▶ Instructions for the task
Transcribe all of the data exactly. Omit the pictures.

☆ ☆ ☆

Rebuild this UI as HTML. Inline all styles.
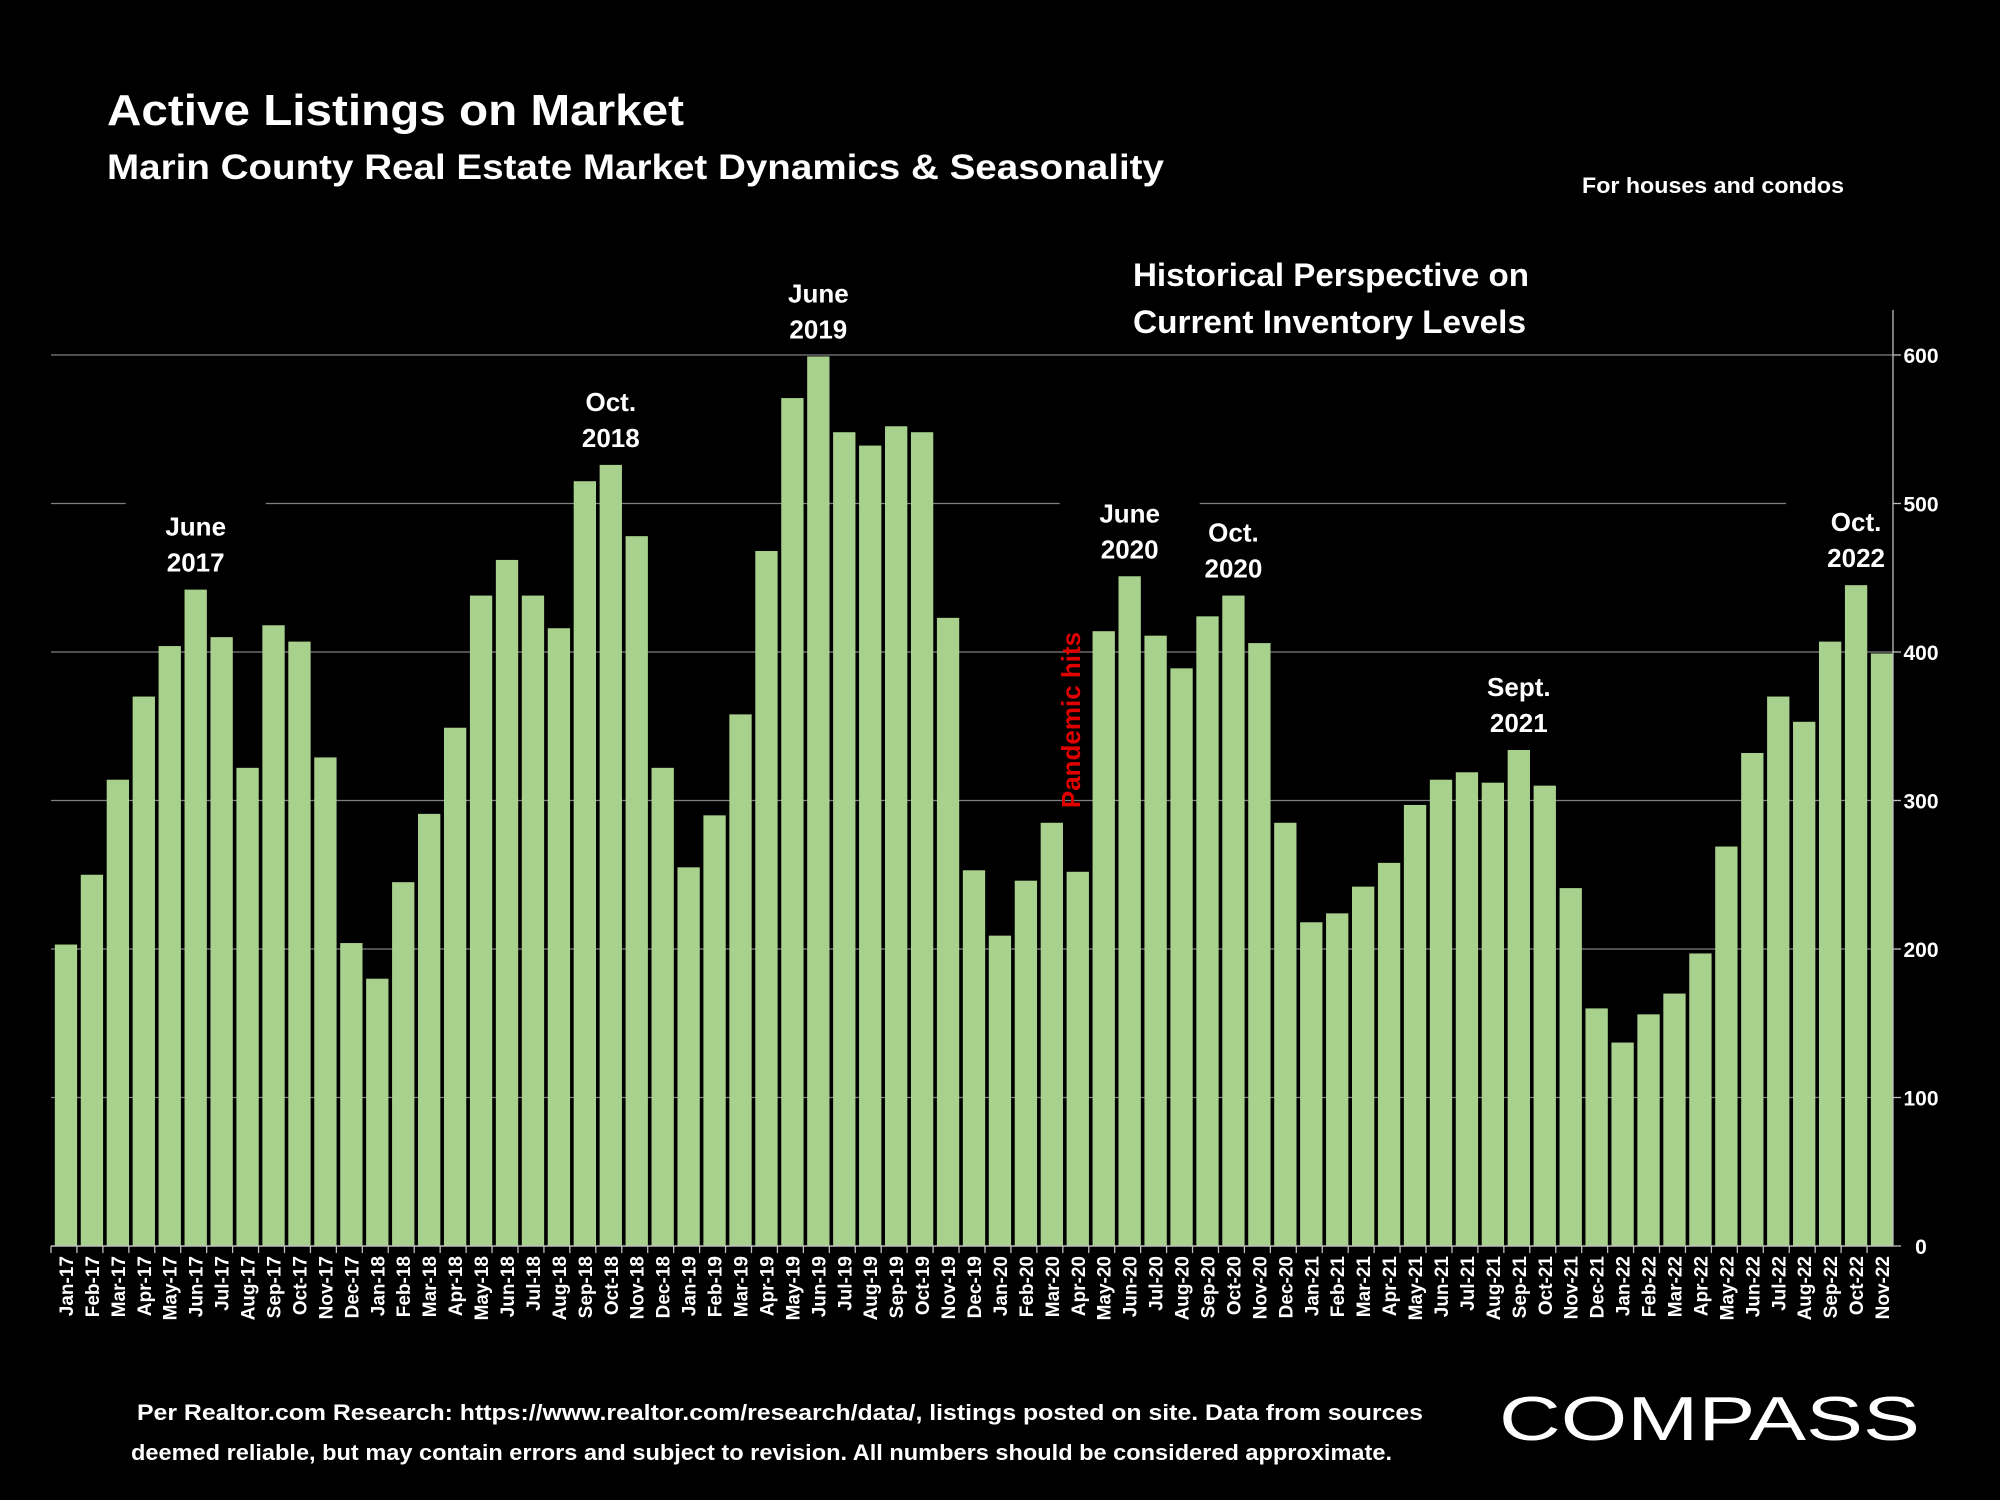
<!DOCTYPE html>
<html><head><meta charset="utf-8"><style>
html,body{margin:0;padding:0;background:#000;}
svg{display:block;font-family:"Liberation Sans",sans-serif;font-weight:bold;}
</style></head><body>
<svg id="chart" width="2000" height="1500" viewBox="0 0 2000 1500" xmlns="http://www.w3.org/2000/svg">
<rect width="2000" height="1500" fill="#000"/>
<text x="107" y="125" fill="#fff" font-size="44" textLength="577" lengthAdjust="spacingAndGlyphs">Active Listings on Market</text>
<text x="107" y="179" fill="#fff" font-size="35" textLength="1057" lengthAdjust="spacingAndGlyphs">Marin County Real Estate Market Dynamics &amp; Seasonality</text>
<text x="1582" y="193" fill="#fff" font-size="22" textLength="262" lengthAdjust="spacingAndGlyphs">For houses and condos</text>
<g id="grid"></g>
<g id="bars"></g>
<g id="annots"></g>
<g id="axes"></g>
<text x="1133" y="286" fill="#fff" font-size="32" textLength="396" lengthAdjust="spacingAndGlyphs">Historical Perspective on</text>
<text x="1133" y="333" fill="#fff" font-size="32" textLength="393" lengthAdjust="spacingAndGlyphs">Current Inventory Levels</text>
<text x="1071" y="720" fill="#e00000" font-size="26" text-anchor="middle" transform="rotate(-90 1071 720)" dy="9">Pandemic hits</text>
<text x="137" y="1420" fill="#fff" font-size="22" textLength="1286" lengthAdjust="spacingAndGlyphs">Per Realtor.com Research:  https://www.realtor.com/research/data/, listings posted on site. Data from sources</text>
<text x="131" y="1460" fill="#fff" font-size="22" textLength="1261" lengthAdjust="spacingAndGlyphs">deemed reliable, but may contain errors and subject to revision. All numbers should be considered approximate.</text>
<text x="1499" y="1440" fill="#fff" font-size="62" font-weight="normal" textLength="421" lengthAdjust="spacingAndGlyphs">COMPASS</text>
</svg>
<script>
const categories = ["Jan-17","Feb-17","Mar-17","Apr-17","May-17","Jun-17","Jul-17","Aug-17","Sep-17","Oct-17","Nov-17","Dec-17","Jan-18","Feb-18","Mar-18","Apr-18","May-18","Jun-18","Jul-18","Aug-18","Sep-18","Oct-18","Nov-18","Dec-18","Jan-19","Feb-19","Mar-19","Apr-19","May-19","Jun-19","Jul-19","Aug-19","Sep-19","Oct-19","Nov-19","Dec-19","Jan-20","Feb-20","Mar-20","Apr-20","May-20","Jun-20","Jul-20","Aug-20","Sep-20","Oct-20","Nov-20","Dec-20","Jan-21","Feb-21","Mar-21","Apr-21","May-21","Jun-21","Jul-21","Aug-21","Sep-21","Oct-21","Nov-21","Dec-21","Jan-22","Feb-22","Mar-22","Apr-22","May-22","Jun-22","Jul-22","Aug-22","Sep-22","Oct-22","Nov-22"];
const listings = [203,250,314,370,404,442,410,322,418,407,329,204,180,245,291,349,438,462,438,416,515,526,478,322,255,290,358,468,571,599,548,539,552,548,423,253,209,246,285,252,414,451,411,389,424,438,406,285,218,224,242,258,297,314,319,312,334,310,241,160,137,156,170,197,269,332,370,353,407,445,399];
const yTicks = [0,100,200,300,400,500,600];
const annotationBars = [5,21,29,41,45,56,69];
const annotationLine1 = ["June","Oct.","June","June","Oct.","Sept.","Oct."];
const annotationLine2 = ["2017","2018","2019","2020","2020","2021","2022"];

const NS="http://www.w3.org/2000/svg";
const X0=51, X1=1893, Y0=1246, Y600=355;
const pitch=(X1-X0)/categories.length;
function xC(i){return X0+pitch*(i+0.5)+2;}
function y(v){return Y0-v*(Y0-Y600)/600;}
function mk(tag,attrs,parent,txt){const e=document.createElementNS(NS,tag);for(const k in attrs)e.setAttribute(k,attrs[k]);if(txt!==undefined)e.textContent=txt;parent.appendChild(e);return e;}
const grid=document.getElementById('grid'),bars=document.getElementById('bars'),ann=document.getElementById('annots'),axes=document.getElementById('axes');

yTicks.forEach(t=>{
  if(t>0){const l=mk('line',{x1:X0,x2:X1,y1:y(t),y2:y(t),stroke:'#7f7f7f','stroke-width':1.3},grid);
  
  }
  const tk=mk('line',{x1:X1,x2:X1+8,y1:y(t),y2:y(t),stroke:'#bfbfbf','stroke-width':1.3},axes);
  
  
  const lb=mk('text',{x:1921,y:y(t)+8,fill:'#fff','font-size':21,'text-anchor':'middle'},axes,String(t));
  
  
});
const ax=mk('line',{x1:X1,x2:X1,y1:310,y2:Y0,stroke:'#bfbfbf','stroke-width':1.3},axes);


const bx=mk('line',{x1:X0,x2:X1,y1:Y0,y2:Y0,stroke:'#bfbfbf','stroke-width':1.5},axes);



const bw=pitch*0.86;
listings.forEach((v,i)=>{
  const r=mk('rect',{x:xC(i)-bw/2,y:y(v),width:bw,height:Y0-y(v),fill:'#a9d18e'},bars);
  
  
  const tx=mk('line',{x1:X0+pitch*i,x2:X0+pitch*i,y1:Y0,y2:Y0+7,stroke:'#bfbfbf','stroke-width':1.3},axes);
  
  
  const cx=xC(i)+7, cy=Y0+10;
  const t=mk('text',{x:cx,y:cy,fill:'#fff','font-size':19,'text-anchor':'end',transform:'rotate(-90 '+cx+' '+cy+')'},axes,categories[i]);
  
  
});

annotationBars.forEach((bi,k)=>{
  const top=y(listings[bi])-18;
  const b2=top, b1=top-36;
  const cx=xC(bi);
  const bg=mk('rect',{x:cx-70,y:b1-34,width:140,height:b2-b1+46,fill:'#000'},grid);
  
  
  const t1=mk('text',{x:cx,y:b1,fill:'#fff','font-size':26,'text-anchor':'middle'},ann,annotationLine1[k]);
  
  
  const t2=mk('text',{x:cx,y:b2,fill:'#fff','font-size':26,'text-anchor':'middle'},ann,annotationLine2[k]);
  
  
});
</script>
</body></html>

☆ ☆ ☆

▶ Written solution
Rebuild this UI as HTML. Inline all styles.
<!DOCTYPE html>
<html><head><meta charset="utf-8"><style>
html,body{margin:0;padding:0;background:#000;}
svg{display:block;font-family:"Liberation Sans",sans-serif;font-weight:bold;}
</style></head><body>
<svg id="chart" width="2000" height="1500" viewBox="0 0 2000 1500" xmlns="http://www.w3.org/2000/svg">
<rect width="2000" height="1500" fill="#000"/>
<text x="107" y="125" fill="#fff" font-size="44" textLength="577" lengthAdjust="spacingAndGlyphs">Active Listings on Market</text>
<text x="107" y="179" fill="#fff" font-size="35" textLength="1057" lengthAdjust="spacingAndGlyphs">Marin County Real Estate Market Dynamics &amp; Seasonality</text>
<text x="1582" y="193" fill="#fff" font-size="22" textLength="262" lengthAdjust="spacingAndGlyphs">For houses and condos</text>
<g id="grid"></g>
<g id="bars"></g>
<g id="annots"></g>
<g id="axes"></g>
<text x="1133" y="286" fill="#fff" font-size="32" textLength="396" lengthAdjust="spacingAndGlyphs">Historical Perspective on</text>
<text x="1133" y="333" fill="#fff" font-size="32" textLength="393" lengthAdjust="spacingAndGlyphs">Current Inventory Levels</text>
<text x="1071" y="720" fill="#e00000" font-size="26" text-anchor="middle" transform="rotate(-90 1071 720)" dy="9">Pandemic hits</text>
<text x="137" y="1420" fill="#fff" font-size="22" textLength="1286" lengthAdjust="spacingAndGlyphs">Per Realtor.com Research:  https://www.realtor.com/research/data/, listings posted on site. Data from sources</text>
<text x="131" y="1460" fill="#fff" font-size="22" textLength="1261" lengthAdjust="spacingAndGlyphs">deemed reliable, but may contain errors and subject to revision. All numbers should be considered approximate.</text>
<text x="1499" y="1440" fill="#fff" font-size="62" font-weight="normal" textLength="421" lengthAdjust="spacingAndGlyphs">COMPASS</text>
</svg>
<script>
const categories = ["Jan-17","Feb-17","Mar-17","Apr-17","May-17","Jun-17","Jul-17","Aug-17","Sep-17","Oct-17","Nov-17","Dec-17","Jan-18","Feb-18","Mar-18","Apr-18","May-18","Jun-18","Jul-18","Aug-18","Sep-18","Oct-18","Nov-18","Dec-18","Jan-19","Feb-19","Mar-19","Apr-19","May-19","Jun-19","Jul-19","Aug-19","Sep-19","Oct-19","Nov-19","Dec-19","Jan-20","Feb-20","Mar-20","Apr-20","May-20","Jun-20","Jul-20","Aug-20","Sep-20","Oct-20","Nov-20","Dec-20","Jan-21","Feb-21","Mar-21","Apr-21","May-21","Jun-21","Jul-21","Aug-21","Sep-21","Oct-21","Nov-21","Dec-21","Jan-22","Feb-22","Mar-22","Apr-22","May-22","Jun-22","Jul-22","Aug-22","Sep-22","Oct-22","Nov-22"];
const listings = [203,250,314,370,404,442,410,322,418,407,329,204,180,245,291,349,438,462,438,416,515,526,478,322,255,290,358,468,571,599,548,539,552,548,423,253,209,246,285,252,414,451,411,389,424,438,406,285,218,224,242,258,297,314,319,312,334,310,241,160,137,156,170,197,269,332,370,353,407,445,399];
const yTicks = [0,100,200,300,400,500,600];
const annotationBars = [5,21,29,41,45,56,69];
const annotationLine1 = ["June","Oct.","June","June","Oct.","Sept.","Oct."];
const annotationLine2 = ["2017","2018","2019","2020","2020","2021","2022"];

const NS="http://www.w3.org/2000/svg";
const X0=51, X1=1893, Y0=1246, Y600=355;
const pitch=(X1-X0)/categories.length;
function xC(i){return X0+pitch*(i+0.5)+2;}
function y(v){return Y0-v*(Y0-Y600)/600;}
function mk(tag,attrs,parent,txt){const e=document.createElementNS(NS,tag);for(const k in attrs)e.setAttribute(k,attrs[k]);if(txt!==undefined)e.textContent=txt;parent.appendChild(e);return e;}
const grid=document.getElementById('grid'),bars=document.getElementById('bars'),ann=document.getElementById('annots'),axes=document.getElementById('axes');

yTicks.forEach(t=>{
  if(t>0){const l=mk('line',{x1:X0,x2:X1,y1:y(t),y2:y(t),stroke:'#7f7f7f','stroke-width':1.3},grid);
  
  }
  const tk=mk('line',{x1:X1,x2:X1+8,y1:y(t),y2:y(t),stroke:'#bfbfbf','stroke-width':1.3},axes);
  
  
  const lb=mk('text',{x:1921,y:y(t)+8,fill:'#fff','font-size':21,'text-anchor':'middle'},axes,String(t));
  
  
});
const ax=mk('line',{x1:X1,x2:X1,y1:310,y2:Y0,stroke:'#bfbfbf','stroke-width':1.3},axes);


const bx=mk('line',{x1:X0,x2:X1,y1:Y0,y2:Y0,stroke:'#bfbfbf','stroke-width':1.5},axes);



const bw=pitch*0.86;
listings.forEach((v,i)=>{
  const r=mk('rect',{x:xC(i)-bw/2,y:y(v),width:bw,height:Y0-y(v),fill:'#a9d18e'},bars);
  
  
  const tx=mk('line',{x1:X0+pitch*i,x2:X0+pitch*i,y1:Y0,y2:Y0+7,stroke:'#bfbfbf','stroke-width':1.3},axes);
  
  
  const cx=xC(i)+7, cy=Y0+10;
  const t=mk('text',{x:cx,y:cy,fill:'#fff','font-size':19,'text-anchor':'end',transform:'rotate(-90 '+cx+' '+cy+')'},axes,categories[i]);
  
  
});

annotationBars.forEach((bi,k)=>{
  const top=y(listings[bi])-18;
  const b2=top, b1=top-36;
  const cx=xC(bi);
  const bg=mk('rect',{x:cx-70,y:b1-34,width:140,height:b2-b1+46,fill:'#000'},grid);
  
  
  const t1=mk('text',{x:cx,y:b1,fill:'#fff','font-size':26,'text-anchor':'middle'},ann,annotationLine1[k]);
  
  
  const t2=mk('text',{x:cx,y:b2,fill:'#fff','font-size':26,'text-anchor':'middle'},ann,annotationLine2[k]);
  
  
});
</script>
</body></html>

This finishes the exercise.